The Whisper, Part One

Originally scheduled for January 25

I recently had the privilege of attending a concert by the Gary Bonner Singers during which they performed a song about communion which I had never heard before. It is called The Whisper.

In the desert, in the wilderness of life,
I am searching for the One Who searches me.

As I wander, hungry, thirsty, lost, alone,
I hear the whisper of my name.

"Come to the table. Your name is written on My hand.
Come to the table. Your name is hidden in My heart.
Come to the table and live."

At the table, He prepares for me a place.
He redeems me, I am pardoned by His grace.

He restores me with His rich and lavish love.
In His call, I hear the whisper of my name.

"Come to the table. Your name is written on My hand.
Come to the table. Your name is hidden in My heart.
Come to the table and live."

Composer/Arranger: Craig Courtney
Lyrics: Susan Bentall Boersma

For the next few weeks I will be using this song as the basis for a series of communion meditations. If you’d like to hear the song as sung, there is an excellent rendition here.

 

For those of you who have never spent any significant amount of time in the desert, it may seem unreasonable to use the desert as a metaphor for the spiritual wilderness of life. After all, if you’re in the desert everything appears to be quite clear.
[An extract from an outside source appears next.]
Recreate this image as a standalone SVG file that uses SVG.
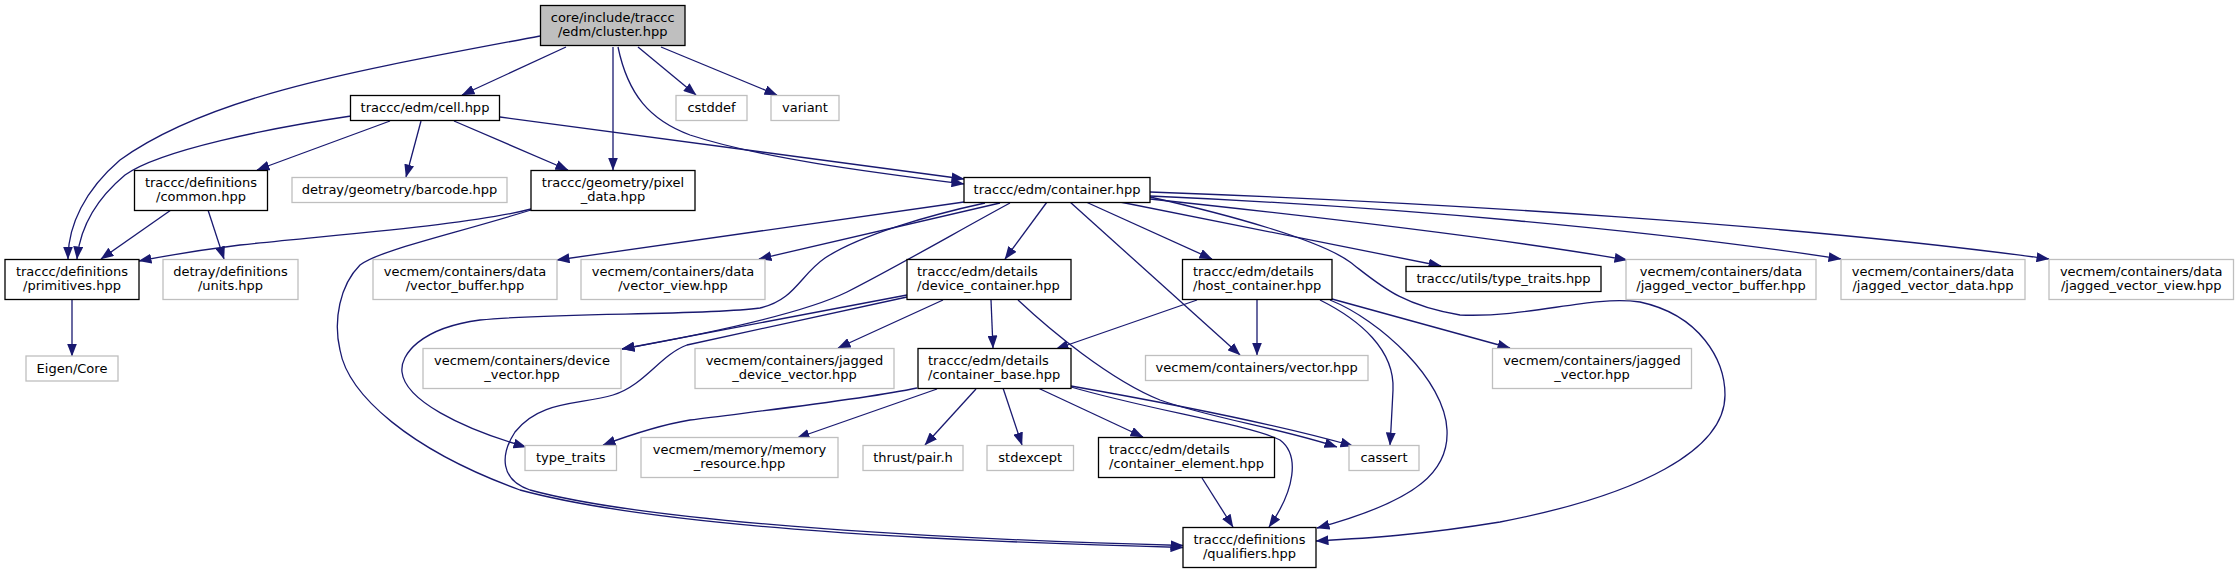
<svg xmlns="http://www.w3.org/2000/svg" width="2239" height="573" viewBox="0 0 2239 573">
<style>
.b rect{fill:#fff;stroke:#000;stroke-width:1.3}
.g rect{fill:#fff;stroke:#bfbfbf;stroke-width:1.3}
.r rect{fill:#bfbfbf;stroke:#000;stroke-width:1.3}
text{font-family:"DejaVu Sans","Liberation Sans",sans-serif;font-size:13px;fill:#000}
.c text{text-anchor:middle}
.l text{text-anchor:start}
#edges path{fill:none;stroke:#191970;stroke-width:1.3;marker-end:url(#a)}
</style>
<defs>
<marker id="a" markerUnits="userSpaceOnUse" markerWidth="13" markerHeight="10" viewBox="0 0 13 10" refX="12.5" refY="5" orient="auto">
<path d="M0,0 L13,5 L0,10 z" fill="#191970"/>
</marker>
</defs>
<rect width="2239" height="573" fill="#fff"/>
<g id="edges">
<path d="M540,36 C360,70 210,95 120,160 C85,190 68,225 68,259"/>
<path d="M566,47 L462,95"/>
<path d="M613,47 L613,170"/>
<path d="M618,47 C628,95 650,120 690,135 C760,158 870,172 964,184"/>
<path d="M638,47 L696,95"/>
<path d="M661,47 L777,95"/>
<path d="M351,116 C270,128 160,150 125,175 C95,200 80,228 77,259"/>
<path d="M390,121 L257,170"/>
<path d="M421,121 L406,177"/>
<path d="M454,121 L568,170"/>
<path d="M500,117 L964,179"/>
<path d="M171,210 L101,259"/>
<path d="M208,210 L224,259"/>
<path d="M531,209 C470,225 330,235 240,245 C200,250 165,256 139,261"/>
<path d="M531,210 C450,235 380,250 360,265 C340,285 333,320 340,350 C348,395 410,450 520,490 C650,525 900,540 1183,547.5"/>
<path d="M72,299 L72,356"/>
<path d="M964,202 L557,260"/>
<path d="M1000,203 L759,259"/>
<path d="M985,203 C930,215 860,235 825,258 C800,275 795,300 760,308 C700,316 560,312 480,320 C420,328 400,355 402,372 C405,400 460,428 526,447"/>
<path d="M1010,203 C960,230 900,265 847,292 C800,315 700,335 622,349"/>
<path d="M1047,202 L1005,259"/>
<path d="M1086,202 L1212,259"/>
<path d="M1120,202 L1441,266"/>
<path d="M1070,202 L1240,355"/>
<path d="M1150,199 C1300,215 1500,238 1627,260"/>
<path d="M1150,196 C1400,207 1650,230 1841,259"/>
<path d="M1150,192 C1450,203 1800,225 2049,259"/>
<path d="M1150,197 C1230,215 1320,240 1350,262 C1380,285 1400,305 1460,315 C1530,318 1590,295 1640,302 C1700,315 1725,360 1725,395 C1725,450 1640,495 1500,522 C1420,535 1370,538 1316,541"/>
<path d="M907,295 L622,349"/>
<path d="M943,300 L838,348"/>
<path d="M991,300 L993,348"/>
<path d="M1018,300 C1050,330 1110,380 1160,400 C1210,418 1280,428 1337,447"/>
<path d="M907,297 L687,345 C660,355 645,385 613,395 C580,405 540,400 515,432 C500,455 500,480 530,490 C640,520 900,538 1183,545.5"/>
<path d="M1197,300 L1056,349"/>
<path d="M1257,300 L1257,355"/>
<path d="M1332,299 L1510,348"/>
<path d="M1320,300 C1360,320 1395,350 1393,390 C1392,410 1391,430 1390,445"/>
<path d="M1330,300 C1380,320 1445,380 1447,430 C1449,470 1420,500 1317,528"/>
<path d="M917,388 C860,400 750,412 690,420 C660,425 630,435 603,445"/>
<path d="M937,389 L797,438"/>
<path d="M976,389 L925,445"/>
<path d="M1003,388 L1022,445"/>
<path d="M1038,388 L1143,437"/>
<path d="M1071,386 C1150,400 1280,425 1353,446"/>
<path d="M1071,387 C1150,410 1250,425 1280,440 C1300,455 1295,490 1269,527"/>
<path d="M1202,478 L1233,527"/>
</g>
<g id="n_cluster" class="r c"><rect x="540.5" y="5.5" width="144.5" height="40"/><text x="612.7" y="21.5">core/include/traccc</text><text x="612.7" y="36">/edm/cluster.hpp</text></g>
<g id="n_cell" class="b c"><rect x="350.5" y="95.5" width="149" height="25"/><text x="425" y="112">traccc/edm/cell.hpp</text></g>
<g id="n_cstddef" class="g c"><rect x="676" y="95.5" width="71" height="25"/><text x="711.5" y="112">cstddef</text></g>
<g id="n_variant" class="g c"><rect x="771" y="95.5" width="68" height="25"/><text x="805" y="112">variant</text></g>
<g id="n_common" class="b c"><rect x="134.5" y="170.5" width="133" height="40"/><text x="201" y="186.5">traccc/definitions</text><text x="201" y="201">/common.hpp</text></g>
<g id="n_barcode" class="g c"><rect x="292" y="177.5" width="215" height="25"/><text x="399.5" y="194">detray/geometry/barcode.hpp</text></g>
<g id="n_pixel" class="b c"><rect x="531" y="170.5" width="164" height="40"/><text x="613" y="186.5">traccc/geometry/pixel</text><text x="613" y="201">_data.hpp</text></g>
<g id="n_container" class="b c"><rect x="964" y="177.5" width="186" height="25"/><text x="1057" y="194">traccc/edm/container.hpp</text></g>
<g id="n_primitives" class="b c"><rect x="5" y="259.5" width="134" height="40"/><text x="72" y="275.5">traccc/definitions</text><text x="72" y="290">/primitives.hpp</text></g>
<g id="n_units" class="g c"><rect x="163" y="259.5" width="135" height="40"/><text x="230.5" y="275.5">detray/definitions</text><text x="230.5" y="290">/units.hpp</text></g>
<g id="n_vbuffer" class="g c"><rect x="373" y="259.5" width="184" height="40"/><text x="465" y="275.5">vecmem/containers/data</text><text x="465" y="290">/vector_buffer.hpp</text></g>
<g id="n_vview" class="g c"><rect x="581" y="259.5" width="184" height="40"/><text x="673" y="275.5">vecmem/containers/data</text><text x="673" y="290">/vector_view.hpp</text></g>
<g id="n_devcont" class="b l"><rect x="907" y="259.5" width="164" height="40"/><text x="917" y="275.5">traccc/edm/details</text><text x="917" y="290">/device_container.hpp</text></g>
<g id="n_hostcont" class="b l"><rect x="1182.5" y="259.5" width="149.5" height="40"/><text x="1193" y="275.5">traccc/edm/details</text><text x="1193" y="290">/host_container.hpp</text></g>
<g id="n_utiltraits" class="b c"><rect x="1406" y="266.5" width="195" height="25"/><text x="1503.5" y="283">traccc/utils/type_traits.hpp</text></g>
<g id="n_jvbuffer" class="g c"><rect x="1626" y="259.5" width="190" height="40"/><text x="1721" y="275.5">vecmem/containers/data</text><text x="1721" y="290">/jagged_vector_buffer.hpp</text></g>
<g id="n_jvdata" class="g c"><rect x="1841" y="259.5" width="184" height="40"/><text x="1933" y="275.5">vecmem/containers/data</text><text x="1933" y="290">/jagged_vector_data.hpp</text></g>
<g id="n_jvview" class="g c"><rect x="2049" y="259.5" width="184.5" height="40"/><text x="2141.2" y="275.5">vecmem/containers/data</text><text x="2141.2" y="290">/jagged_vector_view.hpp</text></g>
<g id="n_eigen" class="g c"><rect x="26" y="356" width="92" height="25"/><text x="72" y="372.5">Eigen/Core</text></g>
<g id="n_devvec" class="g c"><rect x="423" y="348.5" width="198" height="40"/><text x="522" y="364.5">vecmem/containers/device</text><text x="522" y="379">_vector.hpp</text></g>
<g id="n_jdevvec" class="g c"><rect x="695" y="348.5" width="199" height="40"/><text x="794.5" y="364.5">vecmem/containers/jagged</text><text x="794.5" y="379">_device_vector.hpp</text></g>
<g id="n_contbase" class="b l"><rect x="918" y="348.5" width="153" height="40"/><text x="928" y="364.5">traccc/edm/details</text><text x="928" y="379">/container_base.hpp</text></g>
<g id="n_vector" class="g c"><rect x="1145.5" y="355.5" width="222.5" height="25"/><text x="1256.7" y="372">vecmem/containers/vector.hpp</text></g>
<g id="n_jvector" class="g c"><rect x="1492.5" y="348.5" width="199" height="40"/><text x="1592" y="364.5">vecmem/containers/jagged</text><text x="1592" y="379">_vector.hpp</text></g>
<g id="n_typetraits" class="g c"><rect x="525" y="445.5" width="91.5" height="25"/><text x="570.7" y="462">type_traits</text></g>
<g id="n_memres" class="g c"><rect x="641" y="437.5" width="197" height="40"/><text x="739.5" y="453.5">vecmem/memory/memory</text><text x="739.5" y="468">_resource.hpp</text></g>
<g id="n_pair" class="g c"><rect x="863" y="445.5" width="100" height="25"/><text x="913" y="462">thrust/pair.h</text></g>
<g id="n_stdexcept" class="g c"><rect x="987" y="445.5" width="86.5" height="25"/><text x="1030.2" y="462">stdexcept</text></g>
<g id="n_contelem" class="b l"><rect x="1098.5" y="437.5" width="176" height="40"/><text x="1109" y="453.5">traccc/edm/details</text><text x="1109" y="468">/container_element.hpp</text></g>
<g id="n_cassert" class="g c"><rect x="1349" y="445.5" width="70" height="25"/><text x="1384" y="462">cassert</text></g>
<g id="n_qualifiers" class="b c"><rect x="1183" y="527.5" width="133" height="40"/><text x="1249.5" y="543.5">traccc/definitions</text><text x="1249.5" y="558">/qualifiers.hpp</text></g>
</svg>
There is no mass of trees between you and your destination; all you have to do is look around. But those of us who have lived in the desert know that it is a subtle place, and its disguises are subtle too. The colors seem in pale shades with very fine differences in tone. When night comes, it is dark. I don’t mean the dark with a shopping center glow on the horizon; I mean dark — like sailors know when they are far from land. It is our spiritual wilderness; subtle changes in color, disguises everywhere and darkness coming frequently.

The wilderness of life is like that. Things seem obvious to us. As one wit put it, “to every problem there is a solution – neat, plausible and wrong.” Many of us are gifted at finding that exact solution. How do we distinguish the right answer from the answer which looks almost right? Especially if we don’t have the experience of having been here, it’s difficult. This is why you’re obviously bright ideas often have a subtle flaw that appears gradually. If you want to turn around and go back the way you came, you find that it’s no more clear than the way you got here. If you’re like me, you need a Guide.
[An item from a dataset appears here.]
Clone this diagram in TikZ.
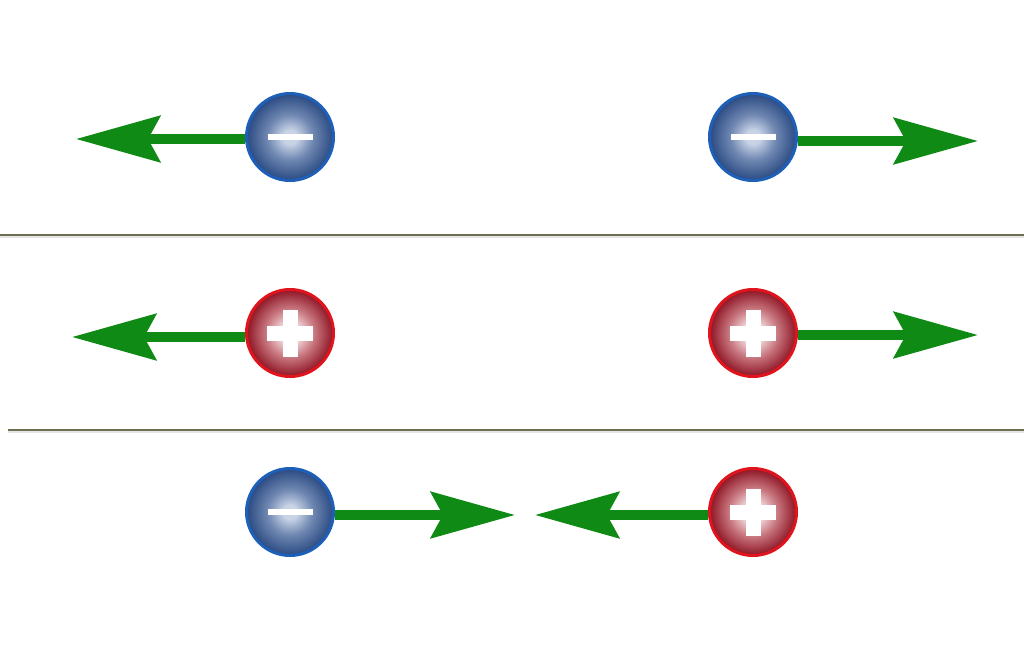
\documentclass[tikz,border=0pt]{standalone}
\usetikzlibrary{arrows.meta}
\definecolor{arrgreen}{HTML}{0F8A14}
\definecolor{negrim}{HTML}{1E5FB8}
\definecolor{negout}{HTML}{2A4A82}
\definecolor{negmid}{HTML}{7088B2}
\definecolor{negin}{HTML}{C8D3E6}
\definecolor{posrim}{HTML}{E0141C}
\definecolor{posout}{HTML}{8E1424}
\definecolor{posmid}{HTML}{C87880}
\definecolor{posin}{HTML}{F6E2E4}
\definecolor{sepline}{HTML}{6E6E52}
\pgfdeclareradialshading{negshade}{\pgfpointorigin}{color(0bp)=(negin); color(4bp)=(negin); color(13bp)=(negmid); color(25bp)=(negout); color(50bp)=(negout)}
\pgfdeclareradialshading{posshade}{\pgfpointorigin}{color(0bp)=(posin); color(5bp)=(posin); color(14bp)=(posmid); color(25bp)=(posout); color(50bp)=(posout)}
\begin{document}
\begin{tikzpicture}[x=1pt,y=-1pt,
  negball/.style={circle, minimum size=87pt, inner sep=0pt, draw=negrim, line width=3pt, shading=negshade},
  posball/.style={circle, minimum size=87pt, inner sep=0pt, draw=posrim, line width=3pt, shading=posshade},
  minusbar/.style={rectangle, fill=white, inner sep=0pt, minimum width=45pt, minimum height=6pt},
  hbar/.style={rectangle, fill=white, inner sep=0pt, minimum width=46pt, minimum height=15pt},
  vbar/.style={rectangle, fill=white, inner sep=0pt, minimum width=15pt, minimum height=47pt},
  arr/.style={draw=arrgreen, line width=9.5pt, -{Stealth[length=84pt,width=46pt,inset=12pt]},
    preaction={draw=black, opacity=0.18, transform canvas={shift={(1.5pt,-2pt)}}}},
  sepl/.style={draw=sepline, line width=1.6pt, preaction={draw=black, opacity=0.1, line width=2pt, transform canvas={yshift=-2pt}}}
]
\fill[white] (0,0) rectangle (1024,646);
\useasboundingbox (0,0) rectangle (1024,646);

% separators
\draw[sepl] (0,235) -- (1024,235);
\draw[sepl] (8,430) -- (1024,430);

% balls
\node[negball] (n1) at (290,137) {};
\node[negball] (n2) at (753,137) {};
\node[posball] (p1) at (290,333) {};
\node[posball] (p2) at (753,333) {};
\node[negball] (n3) at (290,512) {};
\node[posball] (p3) at (753,512) {};

% signs
\node[minusbar] (m1) at (n1) {};
\node[minusbar] (m2) at (n2) {};
\node[minusbar] (m3) at (n3) {};
\foreach \p in {p1,p2,p3}{
  \node[hbar] (\p h) at (\p) {};
  \node[vbar] (\p v) at (\p) {};
}

% arrow tips
\coordinate (t1) at (76,139);
\coordinate (t2) at (978,141);
\coordinate (t3) at (72,337);
\coordinate (t4) at (978,335);
\coordinate (t5) at (515,515);
\coordinate (t6) at (535,515);

\draw[arr] ([yshift=-2pt]n1.west) -- (t1);
\draw[arr] ([yshift=-4pt]n2.east) -- (t2);
\draw[arr] ([yshift=-4pt]p1.west) -- (t3);
\draw[arr] ([yshift=-2pt]p2.east) -- (t4);
\draw[arr] ([yshift=-3pt]n3.east) -- (t5);
\draw[arr] ([yshift=-3pt]p3.west) -- (t6);
\end{tikzpicture}
\end{document}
But how do I determine who is the right Guide? Just because I’m actively seeking him, doesn’t mean that I really know which guide I should be following. Many of us focus on the guide that we make, or the guy that we imagine, or the guide that is cheap and easy. The real test is not that you or I made, imagines or found the guide. We tell the right guide by what he can do — and in the spiritual wilderness that means that he must be able to demonstrate that he has searched me. In the spiritual wilderness the guide had better know my inmost being and my every fault. The spiritual Guide knows every detail of the spiritual wilderness.

Christians meet this guide at the communion table. At communion, you reveal to him your inmost being so that he might search it and know it. If you do this, he will first show you your fault and error. You, of course, must be listening if this is to be of any good effect. But there is more to it than this. In communion we see that our Guide has offered himself as the remedy for our sins. It is not that Jesus knows the way in the wilderness — it is that he is the way, the truth and the life. Search your heart today, open it up to the only guide who knows where you should be going – and live.